On the other side of the street a man in a suit glared at the parking meter. He hissed, “Come on!” and gave it a thwap atop its green dome. He looked at no one in particular and shouted in frustration, “I can get a happy meal at McDonalds faster than I can pay for parking!” I took another index card from my pocket and wrote the phrase; it was too good to let slip unrecorded. It reminded me of a phrase Tom uttered in frustration a few years ago: Sacramento County took over 5 years to approve a map of land Tom was trying to parcel and sell. One day at the county office, after yet another delay, he put his head against the wall and said, “We won World War Two in less time than it’s taking these people to approve a map!” I wrote that phrase on an index card, too.

I went into the Panama Hotel Tea and Coffee House to get an afternoon coffee and to write.
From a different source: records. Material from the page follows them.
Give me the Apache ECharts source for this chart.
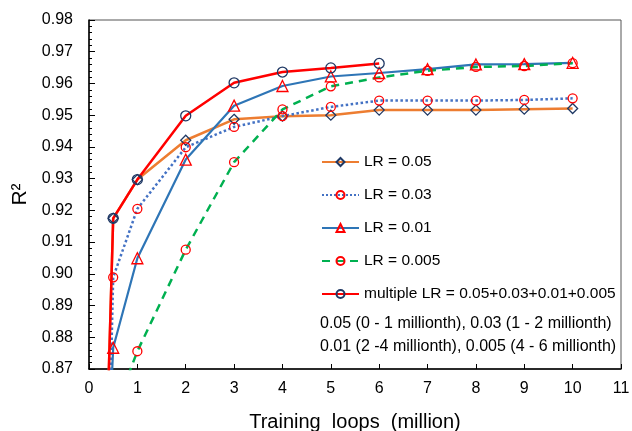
<!DOCTYPE html>
<html><head><meta charset="utf-8">
<script src="https://cdn.jsdelivr.net/npm/echarts@6/dist/echarts.min.js"></script>
<style>html,body{margin:0;padding:0;background:#fff}#c{width:632px;height:431px}</style>
</head><body><div id="c"></div>
<script>
const xs = [0.4, 0.5, 1, 2, 3, 4, 5, 6, 7, 8, 9, 10];
const lr005 = [0.864, 0.9175, 0.9297, 0.9421, 0.9487, 0.9497, 0.9500, 0.9516, 0.9516, 0.9516, 0.9519, 0.9521];
const lr003 = [0.835, 0.8989, 0.9205, 0.9399, 0.9463, 0.9497, 0.9526, 0.9546, 0.9546, 0.9546, 0.9548, 0.9553];
const lr001 = [0.842, 0.8767, 0.9049, 0.9360, 0.9530, 0.9592, 0.9622, 0.9633, 0.9645, 0.9660, 0.9661, 0.9665];
const lr0005 = [null, 0.8556, 0.8756, 0.9076, 0.9352, 0.9518, 0.9591, 0.9619, 0.9640, 0.9652, 0.9655, 0.9664];
const multi = [0.864, 0.9175, 0.9297, 0.9498, 0.9602, 0.9636, 0.9649, 0.9663, null, null, null, null];
const seriesNames = ['LR = 0.05', 'LR = 0.03', 'LR = 0.01', 'LR = 0.005', 'multiple LR = 0.05+0.03+0.01+0.005'];
const noteLines = ['0.05 (0 - 1 millionth), 0.03 (1 - 2 millionth)', '0.01 (2 -4 millionth), 0.005 (4 - 6 millionth)'];

const pairs = arr => xs.map((x, i) => arr[i] == null ? null : [x, arr[i]]).filter(p => p);
const F = 'Liberation Sans, Arial, sans-serif';
const chart = echarts.init(document.getElementById('c'));
function mk(name, data, lineColor, lineType, width, symbol, symColor, symSize) {
  return {
    name, type: 'line', data: pairs(data), clip: true,
    symbol, symbolSize: symSize, showAllSymbol: true,
    lineStyle: { color: lineColor, width, type: lineType },
    itemStyle: { color: 'rgba(255,255,255,0)', borderColor: symColor, borderWidth: 1.3 },
    emphasis: { disabled: true }, animation: false
  };
}
chart.setOption({
  animation: false,
  grid: { left: 89, right: 11, top: 20, bottom: 62, show: true, borderColor: '#555', borderWidth: 1, containLabel: false, outerBoundsMode: 'none' },
  xAxis: {
    type: 'value', min: 0, max: 11, interval: 1,
    name: 'Training  loops  (million)', nameLocation: 'middle', nameGap: 43,
    nameTextStyle: { fontFamily: F, fontSize: 20, color: '#000' },
    axisLine: { lineStyle: { color: '#000', width: 1.5 } },
    axisTick: { inside: true, length: 5, lineStyle: { color: '#000' } },
    axisLabel: { fontFamily: F, fontSize: 16, color: '#000', margin: 12 },
    splitLine: { show: false }
  },
  yAxis: {
    type: 'value', min: 0.87, max: 0.98, interval: 0.01,
    name: 'R²', nameLocation: 'middle', nameGap: 47, nameRotate: 90,
    nameTextStyle: { fontFamily: F, fontSize: 21, color: '#000' },
    axisLine: { lineStyle: { color: '#000', width: 1.5 } },
    axisTick: { inside: true, length: 6, lineStyle: { color: '#000' } },
    minorTick: { show: true, splitNumber: 5, length: 3, lineStyle: { color: '#000' } },
    axisLabel: { fontFamily: F, fontSize: 16, color: '#000', margin: 16, formatter: v => v.toFixed(2) },
    splitLine: { show: false }
  },
  legend: {
    orient: 'vertical', left: 316, top: 149, itemWidth: 37, itemHeight: 10, itemGap: 17,
    data: seriesNames,
    textStyle: { fontFamily: F, fontSize: 15.5, color: '#000', lineHeight: 10 }
  },
  graphic: [
    { type: 'text', left: 320, top: 316, style: { text: noteLines[0], font: '16px ' + F, fill: '#000' } },
    { type: 'text', left: 320, top: 339, style: { text: noteLines[1], font: '16px ' + F, fill: '#000' } }
  ],
  series: [
    mk(seriesNames[0], lr005, '#ED7D31', 'solid', 2.5, 'diamond', '#1F3864', 10),
    mk(seriesNames[1], lr003, '#4472C4', 'dotted', 2.5, 'circle', '#FF0000', 9),
    mk(seriesNames[2], lr001, '#2E75B6', 'solid', 2.2, 'triangle', '#FF0000', 11),
    mk(seriesNames[3], lr0005, '#00B050', [8, 6], 2.5, 'circle', '#FF0000', 9),
    mk(seriesNames[4], multi, '#FF0000', 'solid', 2.5, 'circle', '#1F3864', 10)
  ]
});
</script></body></html>
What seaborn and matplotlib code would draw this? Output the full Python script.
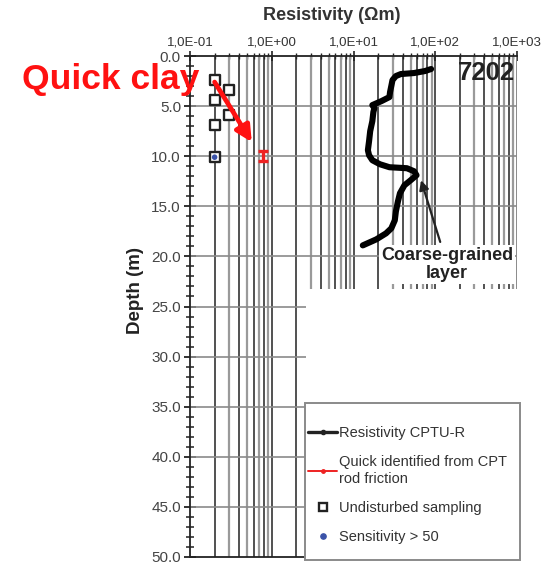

There was a young couple posing for a photographer but also trying not to draw attention from the other coffeehouse patrons. It was the best split intention I’ve ever seen. The photographer was aware of the couple’s discomfort so was she was antagonizing them by making lots of noise and moving furniture around and giving them instructions in her big-girl outside voice. The couple shrank and tried to disappear before the camera. I’d give anything to see that proof sheet! After the photo-torture session was over, the barista asked the couple why they were having their photograph taken and they said meekly, “We’re getting married.” Everyone in the coffee house uttered a collective, “Ahhh!” The young couple blushed and disappeared. The photographer, packing up her camera said, “I wonder if they realize that people are going to look at them when they do the ‘I do’ thing. This might just be the worlds first invisible wedding.” I reached in my pocket and pulled out another index card.